Former PPC Candidate, QAnon Supporter, And Man Convicted For Domestic Assault Says “Nobody” From His Windsor Anti-Mask March Would Threaten Anyone
Canadian Anti-Hate Network
November 23, 2020
Darryl Burrell. Source: Facebook.
Last week, Stephen Hargreaves started receiving threatening messages directed at him and his family after he complained on social media about an “anti-lockdown” march in downtown Windsor, Ontario. This included an alleged rape threat -- should he “further slander” the COVID conspiracy movement. CBC picked up the story.
"It's absolutely unacceptable, you cannot threaten to rape people," Hargreaves told CBC. "It's that simple."
The CBC also interviewed the organizers of the march, including Darryl Burrell, who ran as the People’s Party of Canada candidate for Windsor West. Burrell gave them an implausible explanation: "We have many haters and they are all mentally ill. So anyone of them could have made an account to try and make us look bad."
"Nobody from our march would say or send that type of message."
Burrell’s insistence on the good behaviour of his demonstrators is undercut by his own public history of bigotry and domestic assault -- which the CBC failed to mention.
Despite his soft handling in the piece, Burrell complained and threatened to sue the CBC for libel.

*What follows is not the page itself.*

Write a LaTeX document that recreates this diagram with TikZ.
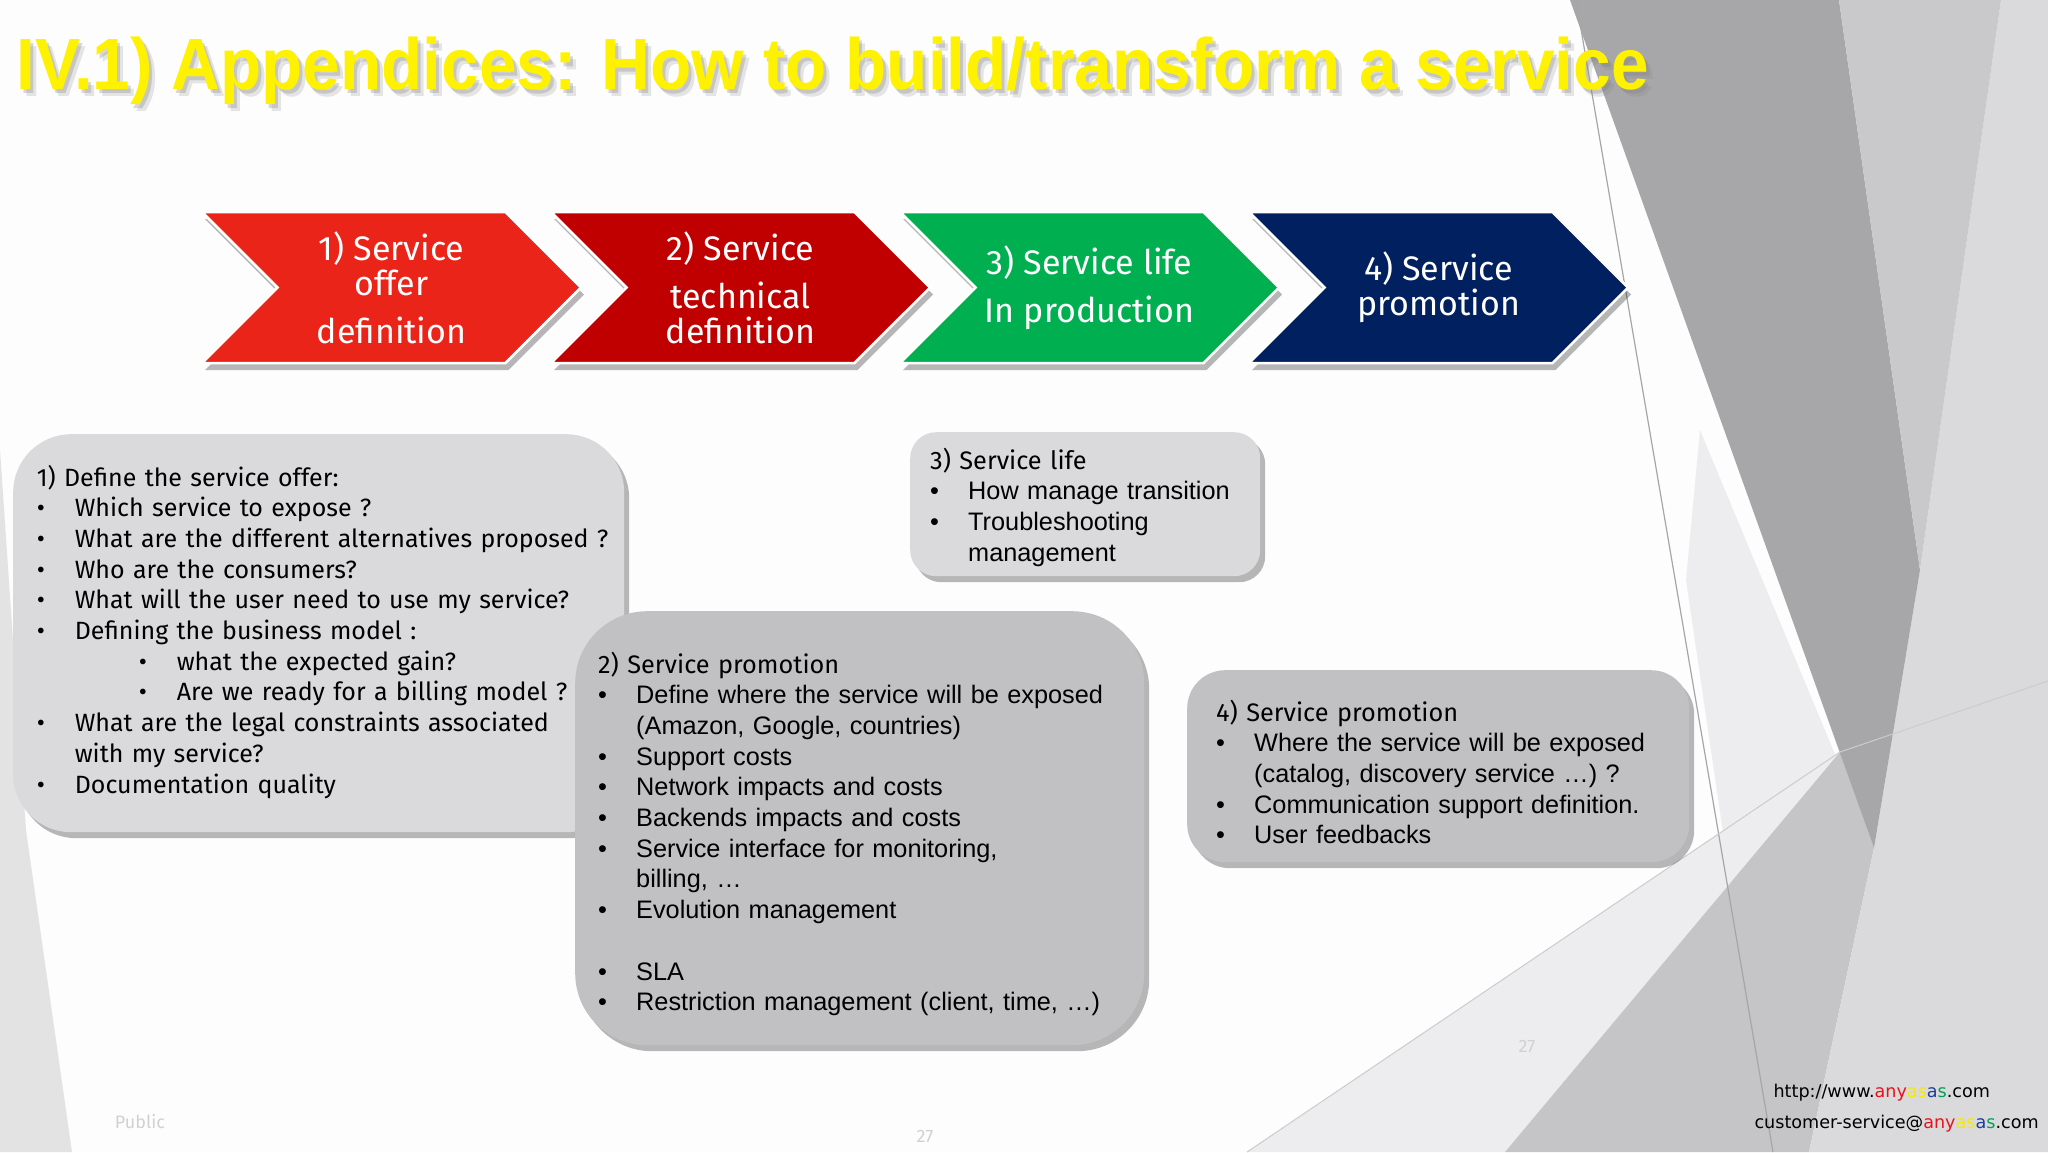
\documentclass[tikz,border=0pt]{standalone}
\usepackage{fontspec}
\setmainfont{Liberation Sans}
\newfontfamily\trebfont{Fira Sans}
\newfontfamily\titlefont[FakeStretch=0.93]{Liberation Sans}
\newfontfamily\urlfont{DejaVu Sans}
\usetikzlibrary{shapes.symbols,shadows}

\definecolor{offerred}{HTML}{EA2418}
\definecolor{techred}{HTML}{C00000}
\definecolor{lifegreen}{HTML}{00B050}
\definecolor{promonavy}{HTML}{002060}
\definecolor{boxlight}{HTML}{DADADC}
\definecolor{boxmid}{HTML}{C1C0C3}
\definecolor{slidebg}{HTML}{FDFDFD}
\definecolor{facetdark}{HTML}{A7A7A9}
\definecolor{facetband}{HTML}{C9C9CB}
\definecolor{facetlight}{HTML}{DADADC}
\definecolor{facetmid}{HTML}{C5C5C7}
\definecolor{facetfaint}{HTML}{EDEDEF}
\definecolor{anyred}{HTML}{E8141B}
\definecolor{anyyellow}{HTML}{F5EA00}
\definecolor{anyblue}{HTML}{1F3C99}
\definecolor{anygreen}{HTML}{00A050}

\newcommand{\boxfont}{\fontsize{25.3}{30.7}\selectfont}
\newcommand{\dotitem}[1]{\mbox{\makebox[38pt][l]{\textbullet}#1}}
\newcommand{\subdotitem}[1]{\mbox{\hspace*{102pt}\makebox[38pt][l]{\textbullet}#1}}
\newcommand{\contline}[1]{\mbox{\hspace*{38pt}#1}}

\begin{document}
\begin{tikzpicture}[x=1pt,y=-1pt,
  stepchev/.style={signal,signal to=east,signal from=west,signal pointer angle=90,
    minimum width=379,minimum height=151,inner sep=0,draw=white,line width=2.5,
    text=white,align=center,font=\trebfont\fontsize{34}{35}\selectfont,
    drop shadow={shadow xshift=3pt,shadow yshift=-7pt,fill=black,opacity=.28}},
  infobox/.style={anchor=north west,
    drop shadow={shadow xshift=5pt,shadow yshift=-6pt,fill=black,opacity=.28}},
  boxtext/.style={anchor=base west,align=left,inner sep=0,text width=560,font=\boxfont},
  faint/.style={text=black!18,font=\trebfont\fontsize{18}{20}\selectfont}]

  % slide background
  \useasboundingbox (0,0) rectangle (2048,1152);
  \fill[slidebg] (0,0) rectangle (2048,1152);
  \fill[black!11] (0,450) -- (26,830) -- (72,1152) -- (0,1152) -- cycle;
  \fill[facetfaint] (1700,430) -- (1874,848) -- (1730,880) -- (1686,580) -- cycle;
  \fill[facetfaint] (1247,1152) -- (1840,752) -- (1505,1152) -- cycle;
  \fill[facetmid] (1505,1152) -- (1840,752) -- (1874,848) -- (1809,1152) -- cycle;
  \fill[facetlight] (2001,0) -- (2048,0) -- (2048,1152) -- (1809,1152) -- (1874,848) -- (1920,570) -- cycle;
  \fill[facetdark] (1570,0) -- (1839,0) -- (1920,570) -- (1874,848) -- cycle;
  \fill[facetband] (1839,0) -- (2001,0) -- (1920,570) -- cycle;
  \draw[black!35,line width=1.2] (1576,0) -- (1773,1152);
  \draw[black!20,line width=1] (1247,1152) -- (1840,752) -- (2048,681);

  % title
  \node[anchor=base west,text=black!50,opacity=.2,font=\titlefont\bfseries\fontsize{72.6}{80}\selectfont]
    (titleblur) at (19,96) {IV.1) Appendices: How to build/transform a service};
  \node[anchor=base west,text=black!50,opacity=.3,font=\titlefont\bfseries\fontsize{72.6}{80}\selectfont]
    (titleshade) at (16,93) {IV.1) Appendices: How to build/transform a service};
  \node[anchor=base west,text=yellow,font=\titlefont\bfseries\fontsize{72.6}{80}\selectfont]
    (title) at (13,89) {IV.1) Appendices: How to build/transform a service};

  % steps
  \node[stepchev,fill=offerred] (offerstep) at (391.5,287.5) {1) Service\\offer\\[13pt]definition};
  \node[stepchev,fill=techred] (techstep) at (740.5,287.5) {2) Service\\[13pt]technical\\definition};
  \node[stepchev,fill=lifegreen] (lifestep) at (1089.5,287.5) {3) Service life\\[13pt]In production};
  \node[stepchev,fill=promonavy] (promostep) at (1438.5,287.5) {4) Service\\promotion};

  % detail boxes
  \node[infobox,fill=boxlight,rounded corners=58,minimum width=611,minimum height=398] (offerbox) at (13,434) {};
  \node[infobox,fill=boxmid,rounded corners=72,minimum width=569,minimum height=434] (techbox) at (575,611) {};
  \node[infobox,fill=boxlight,rounded corners=26,minimum width=350,minimum height=144] (lifebox) at (910,432) {};
  \node[infobox,fill=boxmid,rounded corners=38,minimum width=502,minimum height=192] (promobox) at (1187,670) {};

  \node[boxtext,font=\trebfont\fontsize{25}{30.7}\selectfont] (offertext) at (36.6,486)
    {\mbox{1) Define the service offer:}\\
     \dotitem{Which service to expose ?}\\
     \dotitem{What are the different alternatives proposed ?}\\
     \dotitem{Who are the consumers?}\\
     \dotitem{What will the user need to use my service?}\\
     \dotitem{Defining the business model :}\\
     \subdotitem{what the expected gain?}\\
     \subdotitem{Are we ready for a billing model ?}\\
     \dotitem{What are the legal constraints associated}\\
     \contline{with my service?}\\
     \dotitem{Documentation quality}};

  \node[boxtext] (techtext) at (598,673)
    {{\trebfont\mbox{2) Service promotion}}\\
     \dotitem{Define where the service will be exposed}\\
     \contline{(Amazon, Google, countries)}\\
     \dotitem{Support costs}\\
     \dotitem{Network impacts and costs}\\
     \dotitem{Backends impacts and costs}\\
     \dotitem{Service interface for monitoring,}\\
     \contline{billing, \dots}\\
     \dotitem{Evolution management}\\
     \mbox{}\\
     \dotitem{SLA}\\
     \dotitem{Restriction management (client, time, \dots)}};

  \node[boxtext] (lifetext) at (930,469)
    {{\trebfont\mbox{3) Service life}}\\
     \dotitem{How manage transition}\\
     \dotitem{Troubleshooting}\\
     \contline{management}};

  \node[boxtext] (promotext) at (1216,721)
    {{\trebfont\mbox{4) Service promotion}}\\
     \dotitem{Where the service will be exposed}\\
     \contline{(catalog, discovery service \dots) ?}\\
     \dotitem{Communication support definition.}\\
     \dotitem{User feedbacks}};

  % footer
  \node[faint] (public) at (140,1122) {Public};
  \node[faint] (pagenum) at (925,1136) {27};
  \node[faint] (pagenumtop) at (1527,1046) {27};
  \node[anchor=base west,font=\urlfont\fontsize{17.6}{20}\selectfont] (web) at (1770,1097)
    {http://www.\textcolor{anyred}{any}\textcolor{anyyellow}{as}\textcolor{anyblue}{a}\textcolor{anygreen}{s}.com};
  \node[anchor=base west,font=\urlfont\fontsize{17.6}{20}\selectfont] (mail) at (1751,1128)
    {customer-service@\textcolor{anyred}{any}\textcolor{anyyellow}{as}\textcolor{anyblue}{a}\textcolor{anygreen}{s}.com};
\end{tikzpicture}
\end{document}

He also accused Barker and the CBC writ-large as staging the threats.
“It concerns me that you’re trying to make something of this,” Burrell writes to Barker, “which leads me to believe you and your bosses are behind it.”

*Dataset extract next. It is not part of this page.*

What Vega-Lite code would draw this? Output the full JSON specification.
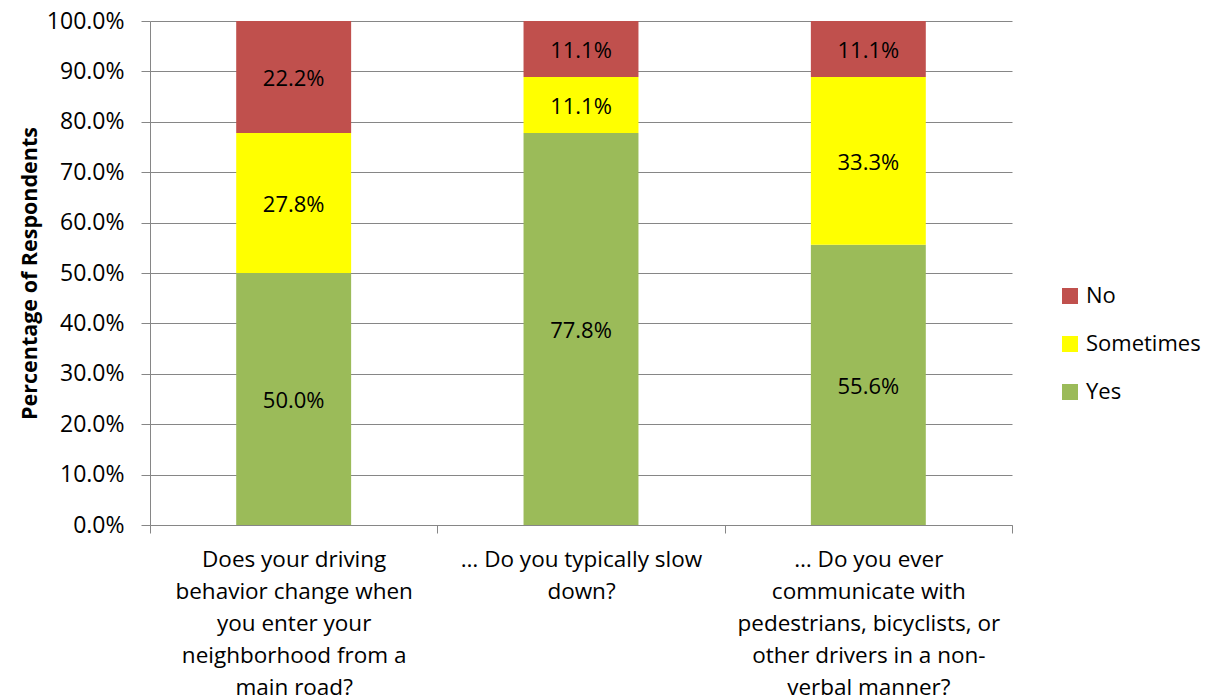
{
  "$schema": "https://vega.github.io/schema/vega-lite/v6.json",
  "width": 862,
  "height": 504,
  "autosize": {"type": "none"},
  "padding": {"left": 150, "top": 21, "right": 194, "bottom": 175},
  "background": "white",
  "config": {
    "font": "Open Sans",
    "view": {"stroke": null}
  },
  "data": {
    "values": [
      {"question": "Q1", "response": "Yes", "order": 1, "share": 0.5},
      {"question": "Q1", "response": "Sometimes", "order": 2, "share": 0.278},
      {"question": "Q1", "response": "No", "order": 3, "share": 0.222},
      {"question": "Q2", "response": "Yes", "order": 1, "share": 0.778},
      {"question": "Q2", "response": "Sometimes", "order": 2, "share": 0.111},
      {"question": "Q2", "response": "No", "order": 3, "share": 0.111},
      {"question": "Q3", "response": "Yes", "order": 1, "share": 0.556},
      {"question": "Q3", "response": "Sometimes", "order": 2, "share": 0.333},
      {"question": "Q3", "response": "No", "order": 3, "share": 0.111}
    ]
  },
  "transform": [
    {"stack": "share", "groupby": ["question"], "sort": [{"field": "order", "order": "ascending"}], "as": ["lo", "hi"]},
    {"calculate": "(datum.lo + datum.hi) / 2", "as": "mid"}
  ],
  "encoding": {
    "x": {
      "field": "question",
      "type": "nominal",
      "sort": ["Q1", "Q2", "Q3"],
      "scale": {"paddingInner": 0, "paddingOuter": 0},
      "axis": {
        "title": null,
        "labelAngle": 0,
        "labelFontSize": 22.5,
        "labelLineHeight": 32,
        "labelColor": "#000000",
        "labelBaseline": "top",
        "labelPadding": 15,
        "labelLimit": 0,
        "tickBand": "extent",
        "tickSize": 8,
        "tickColor": "#868686",
        "domainColor": "#868686",
        "labelExpr": "datum.value == 'Q1' ? ['Does your driving', 'behavior change when', 'you enter your', 'neighborhood from a', 'main road?'] : datum.value == 'Q2' ? ['… Do you typically slow', 'down?'] : datum.value == 'Q3' ? ['… Do you ever', 'communicate with', 'pedestrians, bicyclists, or', 'other drivers in a non-', 'verbal manner?'] : ''"
      }
    }
  },
  "layer": [
    {
      "mark": {"type": "bar", "width": {"band": 0.4}},
      "encoding": {
        "y": {
          "field": "lo",
          "type": "quantitative",
          "scale": {"domain": [0, 1], "nice": false},
          "axis": {
            "title": "Percentage of Respondents",
            "titleFontSize": 21.5,
            "titleFontWeight": "bold",
            "titleColor": "#000000",
            "titlePadding": 5,
            "format": ".1%",
            "values": [0, 0.1, 0.2, 0.3, 0.4, 0.5, 0.6, 0.7, 0.8, 0.9, 1],
            "labelFontSize": 23,
            "labelColor": "#000000",
            "labelPadding": 17,
            "tickSize": 9,
            "tickColor": "#868686",
            "domainColor": "#868686",
            "gridColor": "#868686",
            "gridOpacity": 1
          }
        },
        "y2": {"field": "hi"},
        "color": {
          "field": "response",
          "type": "nominal",
          "scale": {"domain": ["No", "Sometimes", "Yes"], "range": ["#C0504D", "#FFFF00", "#9BBB59"]},
          "legend": {
            "title": null,
            "orient": "none",
            "legendX": 909,
            "legendY": 264,
            "symbolType": "square",
            "symbolSize": 256,
            "symbolStrokeWidth": 0,
            "labelFontSize": 22,
            "labelColor": "#000000",
            "labelOffset": 5,
            "rowPadding": 26
          }
        }
      }
    },
    {
      "mark": {"type": "text", "fontSize": 22, "color": "#000000", "baseline": "middle", "dy": 2},
      "encoding": {
        "y": {"field": "mid", "type": "quantitative"},
        "text": {"field": "share", "type": "quantitative", "format": ".1%"}
      }
    }
  ]
}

According to his posts, Burrell believes COVID is an elaborate hoax, engineered by governments, the United Nations, and Bill Gates -- among others -- to seize power and convert the world into massive socialist technocracies.

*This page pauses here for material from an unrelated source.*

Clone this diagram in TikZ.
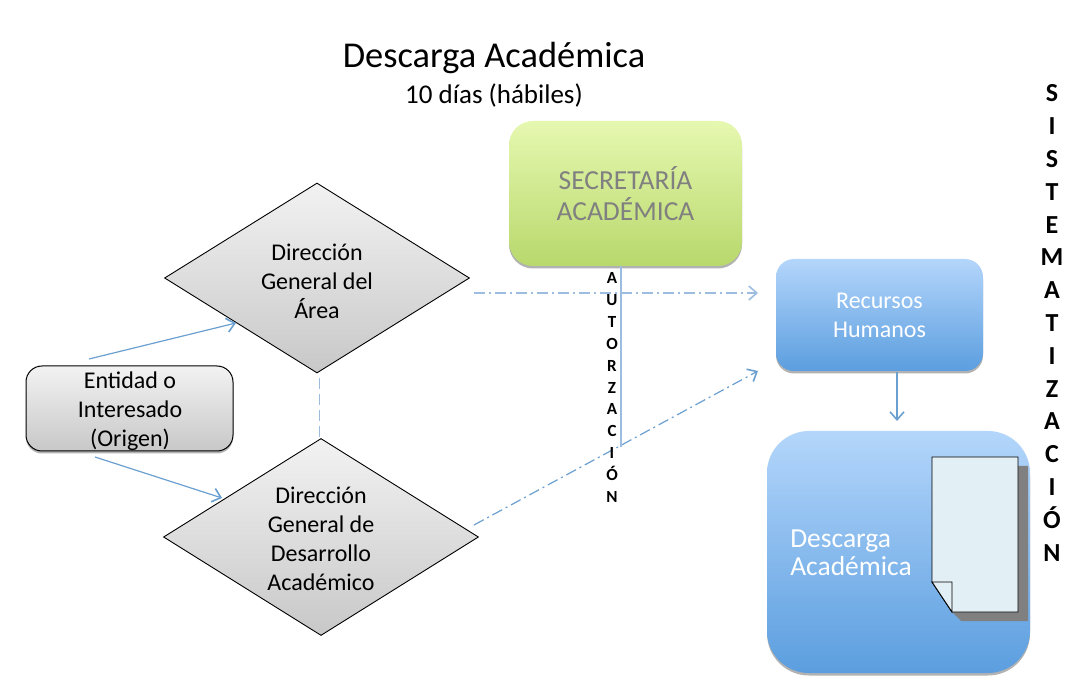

He told a very different story to try to avoid selling the house he was living in.
According to public court records, Burrell was ordered to sell a jointly-owned house as part of his divorce. These documents are also where we learned about his conviction for domestic assault and that there is a related “non-association order.”
Burrell told the court that it would be unsafe to sell the house because of COVID, and that he should be allowed to remain in it until after the pandemic is over.
His online posts suggesting COVID is a hoax did not go unnoticed by the court. Justice Christopher M. Bondy ruled against Burrell, writing: “the COVID-19 crisis was simply a convenient means for the respondent to frustrate a clear court order . . . the respondent had misrepresented his fear of the COVID-19 virus in order to achieve other, nefarious ends.”
Like a number of anti-mask protestors, Burrell also appears to be entrenched in the mythology of QAnon. Multiple reposts of his include reference to the “The Storm,” “The Cabal,” and several images of “Q drops” -- the messages used by the pseudonymous online profit to communicate with followers.
Q’s central story, one of global networks of elite pedophiles, leans heavily on antisemitic tropes, especially blood libel.
Source: Facebook
Burrell regularly shares a variety of anti-muslim and anti-trans content on his page.
These include his categorization of MP Ahmed Hussen as “Ahmed the Terrorist,” and that he has opened “the border to Somalia... land of the pirates.”
“If you don't see how political and extreme Islam has crept up, you need to take your head out of the sand,” Burrell writes in the comments.
Source: Facebook
Of course, the COVID conspiracy movement is full of disreputable characters -- both because it attracts the type, and because they welcome anyone who will march with them. At times, even after being confronted with evidence that they are harbouring neo-Nazis.
Brian Ruhe in BC has been a regular participant and organizer. He recently reenacted a Nazi book burning while he and others gave Nazi salutes. Ontario’s Micheal Bolton has used dozens of social media accounts to spread hatred against Jewish, Black, and Turkish people, “race traitors,” and pro-terrorist neo-Nazi propaganda. Bolton has been attending the demonstrations too -- he was interviewed by Rebel Media.
The Canadian Anti-Hate Network made multiple attempts to contact Darryl Burrell and has not received a response by time of publication.